In my campaign setting I go with an Eberron type setup where clerics get divine power but not direct grants from gods (if they even exist or not). There is an imperial civil war going on with the state henotheistic church sort of splitting over the head of the church (Ptolus Lothian Church Emperor) trying to consolidate both religious and political power saying the bishops of all cities are subject to his direct control as well as saying a number have fallen to heresy and diabolism. The bishops of a lot of cities take the position that the infernal corruption is in the central church and that theologically each bishop is the head of their own dominion with the central one being equal to but not superior to the others.

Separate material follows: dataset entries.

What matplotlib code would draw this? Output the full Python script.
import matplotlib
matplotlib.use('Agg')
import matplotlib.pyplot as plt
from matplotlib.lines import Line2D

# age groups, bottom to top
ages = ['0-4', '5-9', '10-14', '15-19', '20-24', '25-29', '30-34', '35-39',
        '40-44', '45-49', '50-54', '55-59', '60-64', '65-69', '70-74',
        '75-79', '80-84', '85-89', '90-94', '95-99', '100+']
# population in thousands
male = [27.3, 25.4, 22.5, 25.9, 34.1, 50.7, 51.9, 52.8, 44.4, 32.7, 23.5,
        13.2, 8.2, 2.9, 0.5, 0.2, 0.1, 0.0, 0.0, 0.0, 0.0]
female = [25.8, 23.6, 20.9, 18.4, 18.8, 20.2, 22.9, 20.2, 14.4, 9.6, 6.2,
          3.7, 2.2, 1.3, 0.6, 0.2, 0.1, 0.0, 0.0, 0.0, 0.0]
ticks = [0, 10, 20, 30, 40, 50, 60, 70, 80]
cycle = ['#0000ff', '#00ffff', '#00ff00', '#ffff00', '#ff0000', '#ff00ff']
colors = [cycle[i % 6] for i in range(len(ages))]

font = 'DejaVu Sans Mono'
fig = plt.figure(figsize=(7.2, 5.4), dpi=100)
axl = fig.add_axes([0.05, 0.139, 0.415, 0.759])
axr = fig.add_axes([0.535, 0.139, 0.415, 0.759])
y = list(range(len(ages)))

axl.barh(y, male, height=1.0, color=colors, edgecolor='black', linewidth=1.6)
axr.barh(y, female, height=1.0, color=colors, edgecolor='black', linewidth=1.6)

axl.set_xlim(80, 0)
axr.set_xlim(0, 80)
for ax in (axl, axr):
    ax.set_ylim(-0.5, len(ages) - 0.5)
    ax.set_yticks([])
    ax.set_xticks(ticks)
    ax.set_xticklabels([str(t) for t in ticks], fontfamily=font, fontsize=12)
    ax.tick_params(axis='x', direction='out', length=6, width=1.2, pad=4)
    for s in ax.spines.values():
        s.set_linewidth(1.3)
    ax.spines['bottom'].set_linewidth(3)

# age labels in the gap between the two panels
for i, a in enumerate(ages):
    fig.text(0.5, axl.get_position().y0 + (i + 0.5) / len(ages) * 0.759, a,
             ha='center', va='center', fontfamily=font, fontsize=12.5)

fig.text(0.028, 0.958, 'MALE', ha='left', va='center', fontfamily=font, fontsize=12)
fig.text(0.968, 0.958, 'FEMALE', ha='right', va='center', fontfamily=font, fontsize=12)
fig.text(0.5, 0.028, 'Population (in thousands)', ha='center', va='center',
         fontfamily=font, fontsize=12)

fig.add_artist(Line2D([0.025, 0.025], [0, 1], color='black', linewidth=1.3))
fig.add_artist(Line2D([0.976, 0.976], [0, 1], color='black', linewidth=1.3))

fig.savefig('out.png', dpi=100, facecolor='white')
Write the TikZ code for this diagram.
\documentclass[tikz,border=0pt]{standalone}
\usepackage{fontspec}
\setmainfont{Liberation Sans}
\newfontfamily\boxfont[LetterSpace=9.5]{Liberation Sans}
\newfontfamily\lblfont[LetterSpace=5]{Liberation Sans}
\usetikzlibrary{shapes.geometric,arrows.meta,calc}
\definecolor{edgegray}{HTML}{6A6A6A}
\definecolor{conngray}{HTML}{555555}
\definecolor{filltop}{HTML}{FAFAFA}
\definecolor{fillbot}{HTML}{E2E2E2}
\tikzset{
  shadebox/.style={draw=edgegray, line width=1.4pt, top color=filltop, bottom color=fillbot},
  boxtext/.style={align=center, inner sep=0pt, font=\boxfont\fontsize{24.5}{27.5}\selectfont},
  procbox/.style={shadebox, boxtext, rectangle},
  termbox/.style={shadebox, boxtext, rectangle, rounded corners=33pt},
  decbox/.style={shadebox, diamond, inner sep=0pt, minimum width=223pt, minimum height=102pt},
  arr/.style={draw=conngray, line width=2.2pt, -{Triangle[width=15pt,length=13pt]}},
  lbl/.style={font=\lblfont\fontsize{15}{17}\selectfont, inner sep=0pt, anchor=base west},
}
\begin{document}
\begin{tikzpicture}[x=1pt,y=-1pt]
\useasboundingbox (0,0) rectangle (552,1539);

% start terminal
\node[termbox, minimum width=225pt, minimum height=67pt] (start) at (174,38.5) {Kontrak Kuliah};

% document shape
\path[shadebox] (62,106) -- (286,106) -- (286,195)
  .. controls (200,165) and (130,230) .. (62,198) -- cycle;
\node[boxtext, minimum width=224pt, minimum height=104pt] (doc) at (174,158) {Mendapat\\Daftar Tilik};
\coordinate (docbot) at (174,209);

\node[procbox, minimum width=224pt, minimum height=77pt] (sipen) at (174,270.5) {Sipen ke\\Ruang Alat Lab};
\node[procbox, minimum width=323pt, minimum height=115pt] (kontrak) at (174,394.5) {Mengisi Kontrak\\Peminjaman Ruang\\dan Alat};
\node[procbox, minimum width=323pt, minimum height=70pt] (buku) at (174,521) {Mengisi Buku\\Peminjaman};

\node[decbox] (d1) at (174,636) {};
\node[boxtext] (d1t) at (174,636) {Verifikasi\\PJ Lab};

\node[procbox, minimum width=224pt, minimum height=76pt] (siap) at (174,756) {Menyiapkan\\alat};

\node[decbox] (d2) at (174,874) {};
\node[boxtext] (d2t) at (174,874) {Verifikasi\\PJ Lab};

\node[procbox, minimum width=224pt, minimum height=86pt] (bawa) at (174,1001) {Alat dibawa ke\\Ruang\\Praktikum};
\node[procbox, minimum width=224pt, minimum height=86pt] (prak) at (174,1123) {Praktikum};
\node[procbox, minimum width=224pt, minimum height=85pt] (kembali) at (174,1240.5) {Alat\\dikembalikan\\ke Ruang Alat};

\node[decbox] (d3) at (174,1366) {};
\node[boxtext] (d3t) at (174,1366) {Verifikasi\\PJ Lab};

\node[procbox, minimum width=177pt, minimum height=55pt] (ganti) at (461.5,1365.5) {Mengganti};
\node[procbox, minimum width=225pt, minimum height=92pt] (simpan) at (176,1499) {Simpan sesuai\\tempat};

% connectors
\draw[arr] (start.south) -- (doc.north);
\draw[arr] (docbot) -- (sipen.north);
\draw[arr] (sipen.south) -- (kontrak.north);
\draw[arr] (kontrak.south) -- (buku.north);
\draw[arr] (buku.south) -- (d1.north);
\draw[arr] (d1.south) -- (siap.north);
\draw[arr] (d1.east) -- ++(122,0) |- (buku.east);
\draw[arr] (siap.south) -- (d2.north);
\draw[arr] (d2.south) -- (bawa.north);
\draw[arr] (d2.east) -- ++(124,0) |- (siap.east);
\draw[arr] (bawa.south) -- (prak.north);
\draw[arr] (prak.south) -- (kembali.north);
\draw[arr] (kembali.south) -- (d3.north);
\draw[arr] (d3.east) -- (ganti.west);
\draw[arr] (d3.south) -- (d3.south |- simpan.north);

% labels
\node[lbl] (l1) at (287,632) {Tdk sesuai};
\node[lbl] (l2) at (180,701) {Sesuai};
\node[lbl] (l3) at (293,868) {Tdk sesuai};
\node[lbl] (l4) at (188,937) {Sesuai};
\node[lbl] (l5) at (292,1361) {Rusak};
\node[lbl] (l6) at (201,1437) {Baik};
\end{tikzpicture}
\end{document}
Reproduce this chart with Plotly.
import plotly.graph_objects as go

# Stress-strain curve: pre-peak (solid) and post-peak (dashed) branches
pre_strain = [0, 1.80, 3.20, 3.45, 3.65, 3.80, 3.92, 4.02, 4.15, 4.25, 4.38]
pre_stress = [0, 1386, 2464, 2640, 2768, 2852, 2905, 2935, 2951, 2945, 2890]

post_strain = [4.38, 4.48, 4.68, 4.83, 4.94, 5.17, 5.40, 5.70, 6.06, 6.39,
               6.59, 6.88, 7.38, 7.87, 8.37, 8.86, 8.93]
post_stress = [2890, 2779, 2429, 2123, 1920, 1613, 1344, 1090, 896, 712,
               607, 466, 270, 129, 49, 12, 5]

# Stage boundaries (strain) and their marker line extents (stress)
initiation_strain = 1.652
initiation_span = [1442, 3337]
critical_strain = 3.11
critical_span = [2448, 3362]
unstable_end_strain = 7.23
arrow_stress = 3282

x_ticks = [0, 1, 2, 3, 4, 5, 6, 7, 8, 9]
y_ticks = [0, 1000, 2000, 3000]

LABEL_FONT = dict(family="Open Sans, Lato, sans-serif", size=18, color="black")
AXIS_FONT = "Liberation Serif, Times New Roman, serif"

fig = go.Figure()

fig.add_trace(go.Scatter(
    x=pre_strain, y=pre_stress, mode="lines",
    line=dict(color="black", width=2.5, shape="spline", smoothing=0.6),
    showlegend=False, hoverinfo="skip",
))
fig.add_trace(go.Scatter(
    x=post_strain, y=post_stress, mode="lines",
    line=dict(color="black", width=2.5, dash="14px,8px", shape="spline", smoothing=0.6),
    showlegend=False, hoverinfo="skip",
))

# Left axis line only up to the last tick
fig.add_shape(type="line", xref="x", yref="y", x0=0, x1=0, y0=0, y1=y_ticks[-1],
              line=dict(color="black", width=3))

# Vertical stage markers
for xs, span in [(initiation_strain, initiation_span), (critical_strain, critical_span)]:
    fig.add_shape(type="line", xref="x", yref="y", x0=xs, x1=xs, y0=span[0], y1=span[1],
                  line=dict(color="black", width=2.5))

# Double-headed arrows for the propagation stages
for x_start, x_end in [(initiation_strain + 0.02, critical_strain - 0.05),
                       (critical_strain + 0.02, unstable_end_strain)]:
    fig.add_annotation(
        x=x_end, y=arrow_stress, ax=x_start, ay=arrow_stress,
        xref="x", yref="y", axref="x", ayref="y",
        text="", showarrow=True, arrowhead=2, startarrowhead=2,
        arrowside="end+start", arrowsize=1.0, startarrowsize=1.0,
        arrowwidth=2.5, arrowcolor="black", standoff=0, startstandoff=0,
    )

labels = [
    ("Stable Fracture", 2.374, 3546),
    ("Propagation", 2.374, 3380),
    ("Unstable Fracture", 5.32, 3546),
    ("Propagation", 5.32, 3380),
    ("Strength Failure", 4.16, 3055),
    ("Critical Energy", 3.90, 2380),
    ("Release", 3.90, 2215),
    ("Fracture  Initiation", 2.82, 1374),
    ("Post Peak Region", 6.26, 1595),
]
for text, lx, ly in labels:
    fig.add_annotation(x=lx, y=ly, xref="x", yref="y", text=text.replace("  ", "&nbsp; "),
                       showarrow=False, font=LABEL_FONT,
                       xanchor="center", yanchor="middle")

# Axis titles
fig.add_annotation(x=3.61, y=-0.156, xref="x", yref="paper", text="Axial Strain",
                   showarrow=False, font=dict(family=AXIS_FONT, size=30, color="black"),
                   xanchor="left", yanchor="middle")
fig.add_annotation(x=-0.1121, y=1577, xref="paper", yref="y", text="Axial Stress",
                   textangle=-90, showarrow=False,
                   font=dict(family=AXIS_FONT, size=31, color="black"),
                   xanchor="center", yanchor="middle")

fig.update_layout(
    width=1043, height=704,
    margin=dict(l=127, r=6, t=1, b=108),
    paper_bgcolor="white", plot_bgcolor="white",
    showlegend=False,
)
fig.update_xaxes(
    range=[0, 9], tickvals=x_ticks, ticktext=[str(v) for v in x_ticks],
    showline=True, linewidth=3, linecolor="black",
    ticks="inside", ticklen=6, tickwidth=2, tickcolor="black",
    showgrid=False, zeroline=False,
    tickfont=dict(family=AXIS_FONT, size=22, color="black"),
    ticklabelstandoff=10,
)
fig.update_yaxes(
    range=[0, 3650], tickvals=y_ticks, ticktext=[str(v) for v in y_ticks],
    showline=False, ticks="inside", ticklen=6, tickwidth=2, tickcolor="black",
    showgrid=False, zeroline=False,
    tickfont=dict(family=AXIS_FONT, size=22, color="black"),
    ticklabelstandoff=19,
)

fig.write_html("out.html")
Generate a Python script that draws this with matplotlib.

So close to a dueling popes situation with separate claims of religious authority and legitimacy. :)
 

One obvious possiblity, since we're dealing with a group that has easy access to high-level divine magic, is how one deals with passing of rights and responsibilities in a world with resurrection. If the Pope dies and a new Pope is chosen, but then the old Pope's supporters (or the new one's detractors) spring for the high-price diamond and he comes back, how well-codified in Church doctrine is his right, if any, to reclaim his title?
 


One obvious possiblity, since we're dealing with a group that has easy access to high-level divine magic, is how one deals with passing of rights and responsibilities in a world with resurrection. If the Pope dies and a new Pope is chosen, but then the old Pope's supporters (or the new one's detractors) spring for the high-price diamond and he comes back, how well-codified in Church doctrine is his right, if any, to reclaim his title?
So Highlander/Kaiju fights with Popes?

I am so in.
 


How many places have one head of the church? Do all the gods have a head of church? Do all of them get together once a year to create rules for the little people? Can a King just declare the Pope is no longer in charge of the church and place himself there?
 

In D&D the eternal problem is spells like Commune. Doctrinal or hierarchical schisms are had to sustain when once you hit level 9 you can basically just dial up your god and ask for an authoritative yes/no answer. It's the ultimate phone-a-friend option. So you'd have to think about how the schism continues to exist in that milieu - does split extend all the way up to the highest celestial servitors of the deity? Is something somehow interfering with communion with the god? It can feel a bit like a screwjob depriving cleric PCs of that sort of capability, which is part and parcel of their class.

A BBEG in a future FR campaign of mine is going to be a Chosen of Chauntea, a once-faithful cleric who got entrusted with a portion of their deities power and then ... refused to give it back. They still BELIEVE they're faithful, but doctrinally they've gone very Wicker Man - secret fertility rites, human sacrifice, feeding the soil with blood and so on.